H2O.ai Cuts EBS Costs by 60% While Scaling AI Workloads on Amazon EKS
Customer Overview
H2O.ai is a leading AI and machine learning platform, trusted by more than 20,000 organizations worldwide, including over half of the Fortune 500. The company enables both customer-facing deployments and internal research, operating a highly automated, multi-cloud, zero-trust infrastructure designed for speed, security, and scale.
At the core of H2O.ai’s platform are large-scale AI and ML workloads running on Kubernetes, primarily Amazon EKS with Bottlerocket OS. Persistent data is stored on Amazon EBS, supporting fast-growing, highly dynamic workloads across dozens of AWS accounts.
The Challenge
As H2O.ai scaled its AI platform, storage became a critical bottleneck.
The company managed their dynamic EKS clusters spread across roughly 50 AWS accounts, with more than 100 clusters and thousands of EBS volumes. Spiking customer demands led to higher storage demands in parallel to internal training jobs, experiments, and new feature deployments.
Native EBS limitations made it difficult to react to these changes in real time. Capacity and performance could not be adjusted dynamically using policy-based automation, forcing the team to significantly overprovision storage to avoid outages. As a result, average EBS utilization dropped to 17 percent, making EBS the single largest source of wasted cloud spend.
At the same time, H2O.ai required a solution that would not require downtime, introduce operational risk, or demand significant changes to applications or cluster operations.
The Solution
H2O.ai adopted Datafy EBS Auto-Scaler to fully automate and optimize its EC2 storage layer and overcome native AWS limitations in scaling EBS.
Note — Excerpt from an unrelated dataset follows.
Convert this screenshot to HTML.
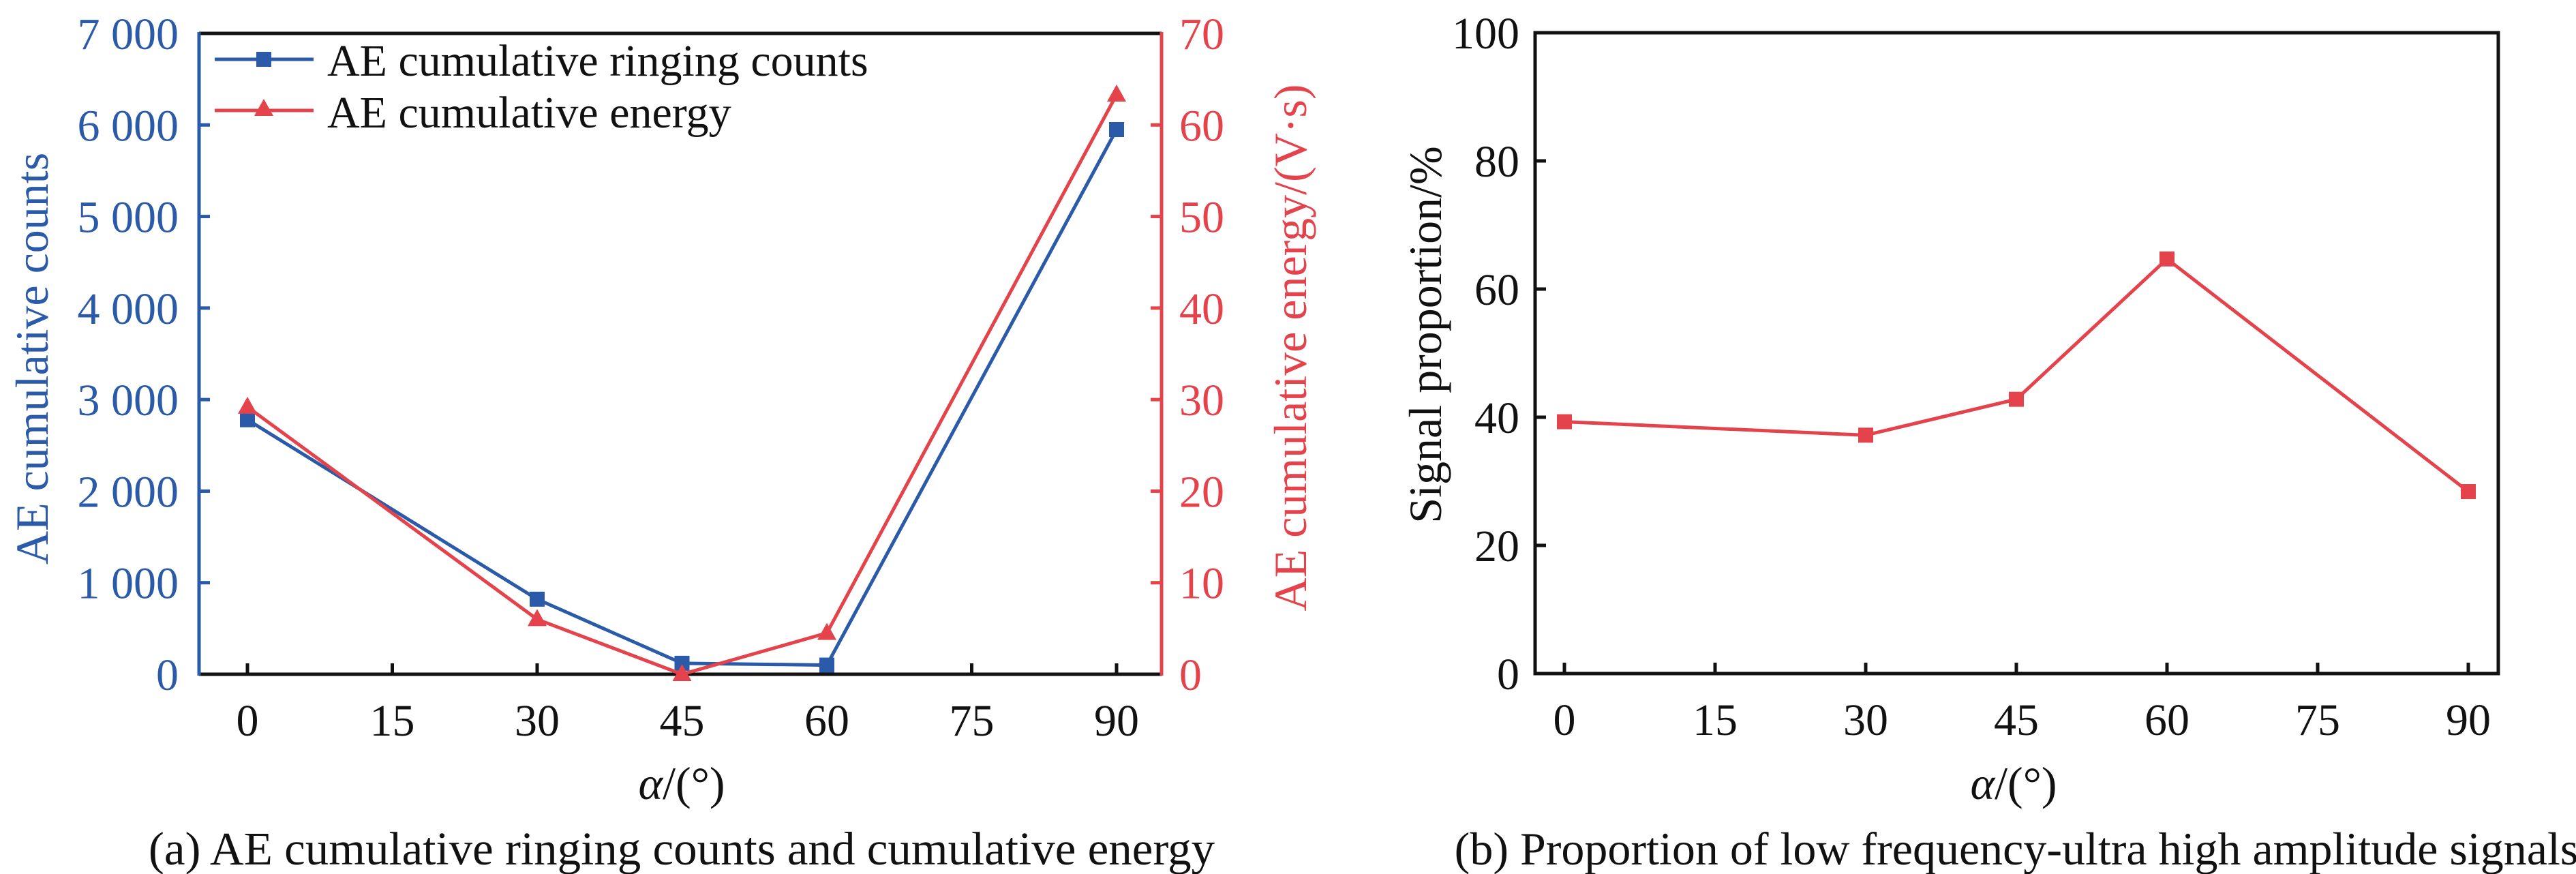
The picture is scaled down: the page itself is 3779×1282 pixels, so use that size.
<!DOCTYPE html>
<html><head><meta charset="utf-8">
<style>
html,body{margin:0;padding:0;background:#fff;}
svg{display:block;font-family:"Liberation Serif","DejaVu Serif",serif;}
</style></head>
<body>
<svg id="fig" width="3779" height="1282" viewBox="0 0 3779 1282" xmlns="http://www.w3.org/2000/svg"></svg>
<script>
// ---- Chart (a) data ----
const anglesA = [0, 30, 45, 60, 90];
const countsA = [2780, 820, 120, 100, 5950];
const energyA = [29.2, 6.0, 0.0, 4.5, 63.3];
const xTicks = [0, 15, 30, 45, 60, 75, 90];
const countTicks = [0, 1000, 2000, 3000, 4000, 5000, 6000, 7000];
const countTickLabels = ["0", "1 000", "2 000", "3 000", "4 000", "5 000", "6 000", "7 000"];
const energyTicks = [0, 10, 20, 30, 40, 50, 60, 70];
// ---- Chart (b) data ----
const anglesB = [0, 30, 45, 60, 90];
const proportionB = [39.3, 37.2, 42.8, 64.7, 28.4];
const propTicks = [0, 20, 40, 60, 80, 100];

const NS = "http://www.w3.org/2000/svg";
const svg = document.getElementById("fig");
const BLUE = "#2a5aa8", RED = "#e4434c", BLACK = "#111";
function mk(tag, attrs, parent) {
  const e = document.createElementNS(NS, tag);
  for (const k in attrs) e.setAttribute(k, attrs[k]);
  (parent || svg).appendChild(e);
  return e;
}
function txt(s, attrs, parent) { const t = mk("text", attrs, parent); t.textContent = s; return t; }

// ===== Chart A =====
const A = {L: 292, R: 1704, T: 49, B: 989, x0: 363, x90: 1638};
const axA = v => A.x0 + (A.x90 - A.x0) * v / 90;
const ayC = v => A.B - (A.B - A.T) * v / 7000;
const ayE = v => A.B - (A.B - A.T) * v / 70;
const gA = mk("g", {});


let e;
e = mk("line", {x1: A.L, y1: A.T, x2: A.R, y2: A.T, stroke: BLACK, "stroke-width": 5}, gA);


e = mk("line", {x1: A.L, y1: A.B, x2: A.R, y2: A.B, stroke: BLACK, "stroke-width": 5}, gA);


e = mk("line", {x1: A.L, y1: A.T - 2, x2: A.L, y2: A.B + 2, stroke: BLUE, "stroke-width": 5}, gA);


e = mk("line", {x1: A.R, y1: A.T - 2, x2: A.R, y2: A.B + 2, stroke: RED, "stroke-width": 5}, gA);


xTicks.forEach(v => {
  const x = axA(v);
  e = mk("line", {x1: x, y1: A.B, x2: x, y2: A.B - 16, stroke: BLACK, "stroke-width": 5}, gA);
  
  
  e = txt(String(v), {x: x, y: A.B + 90, "font-size": 66, "text-anchor": "middle", fill: BLACK}, gA);
  
  
});
countTicks.forEach((v, i) => {
  const y = ayC(v);
  if (i > 0 && i < countTicks.length - 1) {
    e = mk("line", {x1: A.L, y1: y, x2: A.L + 16, y2: y, stroke: BLUE, "stroke-width": 5}, gA);
    
    
  }
  e = txt(countTickLabels[i], {x: 262, y: y + 23, "font-size": 66, "text-anchor": "end", fill: BLUE}, gA);
  
  
});
energyTicks.forEach((v, i) => {
  const y = ayE(v);
  if (i > 0 && i < energyTicks.length - 1) {
    e = mk("line", {x1: A.R, y1: y, x2: A.R - 16, y2: y, stroke: RED, "stroke-width": 5}, gA);
    
    
  }
  e = txt(String(v), {x: 1730, y: y + 23, "font-size": 66, "text-anchor": "start", fill: RED}, gA);
  
  
});
e = txt("AE cumulative counts", {x: 0, y: 0, "font-size": 68, "text-anchor": "middle", fill: BLUE, transform: "translate(70,526) rotate(-90)"}, gA);


e = txt("AE cumulative energy/(V·s)", {x: 0, y: 0, "font-size": 68, "text-anchor": "middle", fill: RED, transform: "translate(1916,510) rotate(-90)"}, gA);


e = txt("", {x: 1000, y: 1172, "font-size": 68, "text-anchor": "middle", fill: BLACK}, gA);
e.innerHTML = '<tspan font-style="italic">α</tspan>/(°)';


e = txt("(a) AE cumulative ringing counts and cumulative energy", {x: 1000, y: 1268, "font-size": 69, "text-anchor": "middle", fill: BLACK}, gA);


e = mk("polyline", {points: anglesA.map((a, i) => axA(a) + "," + ayC(countsA[i])).join(" "), fill: "none", stroke: BLUE, "stroke-width": 5}, gA);


anglesA.forEach((a, i) => {
  const m = mk("rect", {x: axA(a) - 11, y: ayC(countsA[i]) - 11, width: 22, height: 22, fill: BLUE}, gA);
  
  
});
e = mk("polyline", {points: anglesA.map((a, i) => axA(a) + "," + ayE(energyA[i])).join(" "), fill: "none", stroke: RED, "stroke-width": 5}, gA);


function tri(x, y, parent) {
  return mk("polygon", {points: `${x},${y - 15} ${x - 14},${y + 10} ${x + 14},${y + 10}`, fill: RED}, parent);
}
anglesA.forEach((a, i) => {
  const m = tri(axA(a), ayE(energyA[i]), gA);
  
  
});
const lg = mk("g", {}, gA);


e = mk("line", {x1: 315, y1: 87, x2: 460, y2: 87, stroke: BLUE, "stroke-width": 5}, lg);


e = mk("rect", {x: 376, y: 76, width: 22, height: 22, fill: BLUE}, lg);


e = txt("AE cumulative ringing counts", {x: 480, y: 111, "font-size": 66, fill: BLACK}, lg);


e = mk("line", {x1: 315, y1: 162, x2: 460, y2: 162, stroke: RED, "stroke-width": 5}, lg);


e = tri(387, 160, lg);


e = txt("AE cumulative energy", {x: 480, y: 187, "font-size": 66, fill: BLACK}, lg);



// ===== Chart B =====
const B = {L: 2252, R: 3665, T: 48, B: 988, x0: 2295, x90: 3621};
const bx = v => B.x0 + (B.x90 - B.x0) * v / 90;
const by = v => B.B - (B.B - B.T) * v / 100;
const gB = mk("g", {});


e = mk("rect", {x: B.L, y: B.T, width: B.R - B.L, height: B.B - B.T, fill: "none", stroke: BLACK, "stroke-width": 5}, gB);


xTicks.forEach(v => {
  const x = bx(v);
  e = mk("line", {x1: x, y1: B.B, x2: x, y2: B.B - 16, stroke: BLACK, "stroke-width": 5}, gB);
  
  
  e = txt(String(v), {x: x, y: B.B + 90, "font-size": 66, "text-anchor": "middle", fill: BLACK}, gB);
  
  
});
propTicks.forEach((v, i) => {
  const y = by(v);
  if (i > 0 && i < propTicks.length - 1) {
    e = mk("line", {x1: B.L, y1: y, x2: B.L + 16, y2: y, stroke: BLACK, "stroke-width": 5}, gB);
    
    
  }
  e = txt(String(v), {x: 2229, y: y + 23, "font-size": 66, "text-anchor": "end", fill: BLACK}, gB);
  
  
});
e = txt("Signal proportion/%", {x: 0, y: 0, "font-size": 68, "text-anchor": "middle", fill: BLACK, transform: "translate(2114,491) rotate(-90)"}, gB);


e = txt("", {x: 2954, y: 1172, "font-size": 68, "text-anchor": "middle", fill: BLACK}, gB);
e.innerHTML = '<tspan font-style="italic">α</tspan>/(°)';


e = txt("(b) Proportion of low frequency-ultra high amplitude signals", {x: 2958, y: 1268, "font-size": 68, "text-anchor": "middle", fill: BLACK}, gB);


e = mk("polyline", {points: anglesB.map((a, i) => bx(a) + "," + by(proportionB[i])).join(" "), fill: "none", stroke: RED, "stroke-width": 5}, gB);


anglesB.forEach((a, i) => {
  const m = mk("rect", {x: bx(a) - 11, y: by(proportionB[i]) - 11, width: 22, height: 22, fill: RED}, gB);
  
  
});
</script>
</body></html>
Datafy EBS Auto-Scaler easily integrated with their existing Infrastructure as Code workflows. The solution operates as an autonomous storage layer that continuously adjusts EBS volume capacity and performance in real time, based on actual workload demand.
Key aspects of the deployment included:
- Native Integration: Compatible with Kubernetes and existing CI/CD toolsets.
- Zero-Touch Implementation: Enabled full deployment without modifying applications, underlying operating systems, or core cluster configurations.
- Automated Storage Management: Facilitated dynamic EBS scaling up and down with zero downtime.
- Hardened Security Alignment: Maintained strict adherence to the Bottlerocket security posture.
- Streamlined Data Protection: Leveraged CSI and Velero to ensure seamless integration with snapshot and backup processes.
All critical scaling decisions are executed locally and autonomously, ensuring high availability and reliability even at large scale.
The Results
With Datafy in place, H2O.ai transformed how it manages storage across its AI infrastructure.
Their storage utilization increased by 429%, turning a previously overprovisioned architecture into a streamlined estate.
The impact was immediate and measurable:
- Over 60% reduction in EBS costs within 30 days.
- $1M+ in annual savings.
- Thousands of EBS volumes managed dynamically across 50+ AWS accounts.
- Zero operational overhead, zero impact on cluster stability.
Datafy EBS Auto-Scaler is now an important part of H2O.ai’s solution, allowing the engineering teams to focus on AI innovation rather than infrastructure constraints.
Customer Quote
“We have highly dynamic Bottlerocket EKS clusters, spanning across approximately 50 accounts. Datafy allows us to easily deploy, activate, and auto-scale persistent volumes using Terraform and Helm, in a way that is completely seamless to our applications and to any cluster operation. We have saved over 60 percent of our EBS budget in a few simple steps, without jeopardizing cluster availability or stability.”
Senior Manager, Cloud Engineering, H2O.ai
Conclusion
By adopting Datafy, H2O.ai eliminated storage inefficiencies that were limiting scale and driving unnecessary cloud costs. The result is a fully autonomous, highly utilized storage layer that keeps pace with the demands of modern AI workloads while significantly reducing spend.
For organizations running large-scale, dynamic EC2 or Kubernetes environments on Amazon EBS, H2O.ai’s experience with Datafy demonstrates that the right storage tools can now be a strategic engine for limitless scale.